-- Start of Data supplied --

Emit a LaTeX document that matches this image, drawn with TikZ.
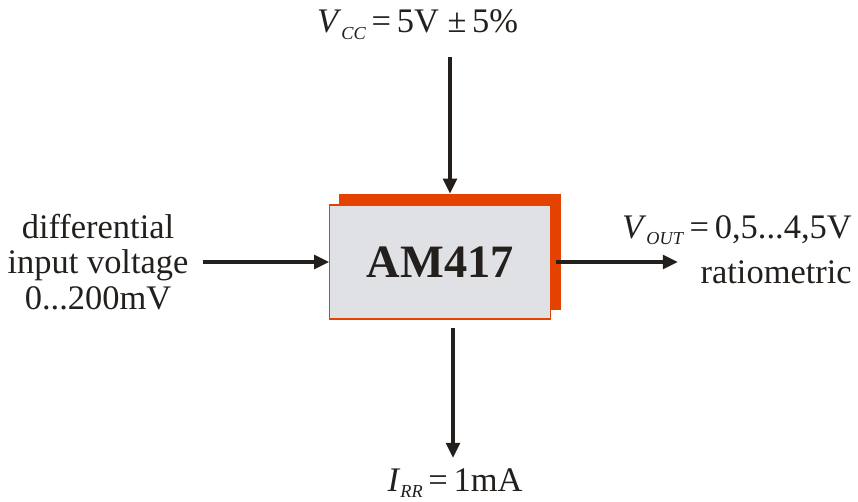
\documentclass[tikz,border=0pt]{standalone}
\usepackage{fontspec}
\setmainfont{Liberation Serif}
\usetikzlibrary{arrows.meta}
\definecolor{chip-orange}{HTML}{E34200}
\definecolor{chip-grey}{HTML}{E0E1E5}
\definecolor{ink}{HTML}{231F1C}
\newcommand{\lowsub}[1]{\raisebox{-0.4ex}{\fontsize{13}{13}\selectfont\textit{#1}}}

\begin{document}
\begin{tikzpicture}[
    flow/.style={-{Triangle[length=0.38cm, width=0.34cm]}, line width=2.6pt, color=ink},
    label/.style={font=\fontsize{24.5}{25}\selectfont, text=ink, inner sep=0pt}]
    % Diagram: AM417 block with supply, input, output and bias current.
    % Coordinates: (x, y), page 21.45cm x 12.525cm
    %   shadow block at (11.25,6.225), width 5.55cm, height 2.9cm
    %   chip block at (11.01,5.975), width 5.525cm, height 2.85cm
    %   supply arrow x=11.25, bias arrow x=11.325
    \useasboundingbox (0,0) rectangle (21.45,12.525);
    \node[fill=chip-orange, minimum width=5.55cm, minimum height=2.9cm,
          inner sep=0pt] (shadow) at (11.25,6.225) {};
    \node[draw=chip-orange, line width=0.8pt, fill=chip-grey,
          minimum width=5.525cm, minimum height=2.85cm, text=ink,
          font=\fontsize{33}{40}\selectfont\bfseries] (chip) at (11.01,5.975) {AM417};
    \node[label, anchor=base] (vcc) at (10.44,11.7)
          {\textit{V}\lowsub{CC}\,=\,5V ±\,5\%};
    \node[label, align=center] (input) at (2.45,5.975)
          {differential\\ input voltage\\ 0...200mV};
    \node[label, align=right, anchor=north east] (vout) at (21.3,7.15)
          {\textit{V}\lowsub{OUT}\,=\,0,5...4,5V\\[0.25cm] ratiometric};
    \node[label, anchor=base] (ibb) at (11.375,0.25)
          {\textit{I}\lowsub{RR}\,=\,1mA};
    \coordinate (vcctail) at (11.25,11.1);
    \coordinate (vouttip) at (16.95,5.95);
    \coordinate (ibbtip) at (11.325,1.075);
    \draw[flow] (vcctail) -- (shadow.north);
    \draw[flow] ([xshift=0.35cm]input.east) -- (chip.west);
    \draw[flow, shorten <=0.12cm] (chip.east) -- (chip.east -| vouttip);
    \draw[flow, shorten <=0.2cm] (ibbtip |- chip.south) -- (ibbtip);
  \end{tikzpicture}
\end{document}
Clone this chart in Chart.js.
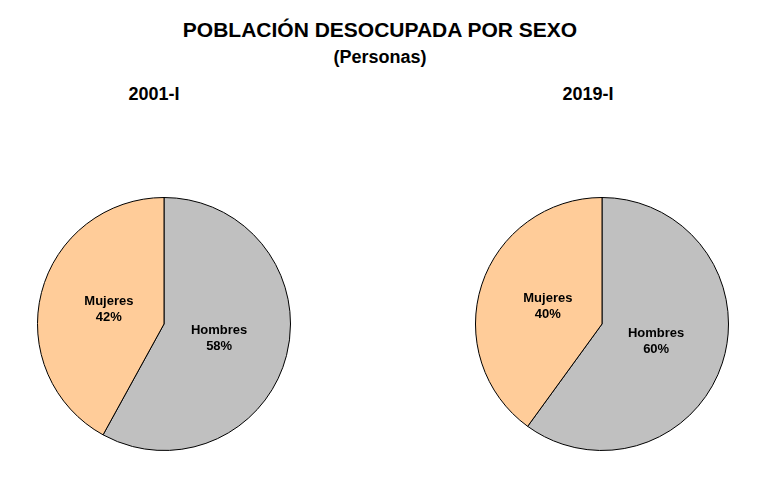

-- End of Data supplied --

#### Challenge:
Leave out the pictures and give the rest of the records again exactly.

#### Result:
Emit a LaTeX document that matches this image, drawn with TikZ.
\documentclass[tikz,border=0pt]{standalone}
\usepackage{fontspec}
\setmainfont{Liberation Serif}
\usetikzlibrary{arrows.meta}
\definecolor{chip-orange}{HTML}{E34200}
\definecolor{chip-grey}{HTML}{E0E1E5}
\definecolor{ink}{HTML}{231F1C}
\newcommand{\lowsub}[1]{\raisebox{-0.4ex}{\fontsize{13}{13}\selectfont\textit{#1}}}

\begin{document}
\begin{tikzpicture}[
    flow/.style={-{Triangle[length=0.38cm, width=0.34cm]}, line width=2.6pt, color=ink},
    label/.style={font=\fontsize{24.5}{25}\selectfont, text=ink, inner sep=0pt}]
    % Diagram: AM417 block with supply, input, output and bias current.
    % Coordinates: (x, y), page 21.45cm x 12.525cm
    %   shadow block at (11.25,6.225), width 5.55cm, height 2.9cm
    %   chip block at (11.01,5.975), width 5.525cm, height 2.85cm
    %   supply arrow x=11.25, bias arrow x=11.325
    \useasboundingbox (0,0) rectangle (21.45,12.525);
    \node[fill=chip-orange, minimum width=5.55cm, minimum height=2.9cm,
          inner sep=0pt] (shadow) at (11.25,6.225) {};
    \node[draw=chip-orange, line width=0.8pt, fill=chip-grey,
          minimum width=5.525cm, minimum height=2.85cm, text=ink,
          font=\fontsize{33}{40}\selectfont\bfseries] (chip) at (11.01,5.975) {AM417};
    \node[label, anchor=base] (vcc) at (10.44,11.7)
          {\textit{V}\lowsub{CC}\,=\,5V ±\,5\%};
    \node[label, align=center] (input) at (2.45,5.975)
          {differential\\ input voltage\\ 0...200mV};
    \node[label, align=right, anchor=north east] (vout) at (21.3,7.15)
          {\textit{V}\lowsub{OUT}\,=\,0,5...4,5V\\[0.25cm] ratiometric};
    \node[label, anchor=base] (ibb) at (11.375,0.25)
          {\textit{I}\lowsub{RR}\,=\,1mA};
    \coordinate (vcctail) at (11.25,11.1);
    \coordinate (vouttip) at (16.95,5.95);
    \coordinate (ibbtip) at (11.325,1.075);
    \draw[flow] (vcctail) -- (shadow.north);
    \draw[flow] ([xshift=0.35cm]input.east) -- (chip.west);
    \draw[flow, shorten <=0.12cm] (chip.east) -- (chip.east -| vouttip);
    \draw[flow, shorten <=0.2cm] (ibbtip |- chip.south) -- (ibbtip);
  \end{tikzpicture}
\end{document}
Clone this chart in Chart.js.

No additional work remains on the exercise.